The administration is running around blaming Wall Street for everything from the banking crisis to the NY Jets’ collapse in last year’s AFC Championship Game.Obama is is portraying big banking as evil people whose primary purpose in life is to screw the average American take away people’s homes. Like much of the propaganda coming out of the White House this is just political nonsense. While the banks share a piece of the blame for the economic downturn we are still suffering through, there are many midwives of the crises.
Usually the crisis has been attributed to things like balloon mortgages, the falling dollar, high oil prices etc. Never mentioned is a misuse of government regulation. The regulation that never happened that should have like the refusal of banking’s best friends, Barney Frank and Chris Dodd to allow regulation of Fannie and Freddie. There was also the regulation that happened but shouldn’t have. According two studies, an important factor in the origins of the crisis was the Bankruptcy Abuse Prevention and Consumer Protection Act (BAPCPA) of 2005. BAPCPA had a huge role in “bursting” the housing bubble.

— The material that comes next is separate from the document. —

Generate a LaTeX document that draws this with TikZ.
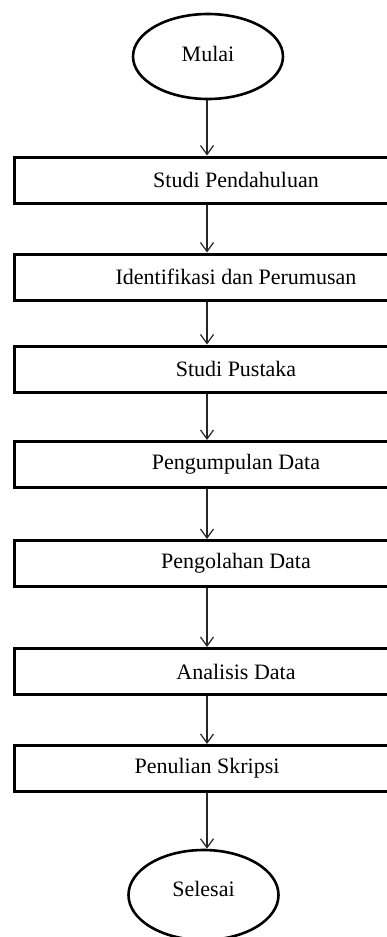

BAPCPA was a bi-partisan bill, supported by Republicans AND Democrats. Leading the way on the Democratic side was Senator Biden (now the SCHMOTUS-the Schmo of the United States), who over the course of his senate career received almost $600,000 from commercial banks and other lending institutions (and another $900,000 from investment and security companies):
“Biden was a fairly strong proponent of that bankruptcy bill,” said Philip Corwin, a consultant for the American Bankers Association, which represents banks and lenders. However, Biden was “not in our pocket in any way,” he added.
Of course he wasn’t in their pockets (like he would say anything else).
BAPCPA “is directly responsible for the rising foreclosure rate since the end of 2005,” concluded a 2007 study by Credit Suisse. The law “increased foreclosures and the number of homes for sale,” echoed a July 2008 study by U.S. Treasury researcher David Bernstein. That study estimated the law had pushed foreclosures or forced sales on 200,000 homeowners since it went into effect, but noted that was a rough, “back-of-the-envelope” calculation.
…The head author of the 2007 Credit Suisse report clarified his earlier findings in an email Wednesday. “The law likely contributed to increased foreclosures early on,” said researcher Don Ravitsky, but combined with other key factors, including subprime lending practices, to create the current crisis. Bernstein did not respond to a request for an interview.
The bill was backed by banks and credit card companies including MBNA, which is headquartered in Delaware, Biden’s home state. They wanted the bill because it would make it harder for Americans to use bankruptcy to avoid repaying credit card debt. MBNA executives had been Biden’s single largest source of campaign donations, and MBNA has employed Biden’s son Hunter as a company executive, lobbyist and consultant. The Obama campaign has said Hunter Biden did no work for MBNA on the bankruptcy bill. MBNA has since been bought by Bank of America.
Over the past two years, sub-prime mortgage borrowing and a weakening economy have pushed increasing numbers of Americans into dire financial straits. Under the old rules, many could have declared bankruptcy, shed much of their debt, restructured their mortgages and held onto their homes, according to experts and the two reports.
But the 2005 law Biden championed made it more expensive and more difficult to declare bankruptcy, experts conclude. That forced hundreds of thousands of distressed homeowners to sell their homes, or default on their mortgages, after which the bank would sell their former home, according to the studies. That flood of homes going up for sale in an already-weakening market further depressed home prices, according to the two reports, snowballing into the current crisis.
BAPCPA “increased home foreclosures, increased the dollar value of financial assets in default, and put additional downward price pressure on real estate markets,” concluded the Bernstein report. Bernstein conducted the report as an individual, not as a representative the Treasury Department.
Instead of finding a scapegoat for each of the items on his political may our president should try to come up with real solutions on a bi-partisan basis, because many of the “villains” are on his side of the aisle and even in the SCHMOTUS in his own administration.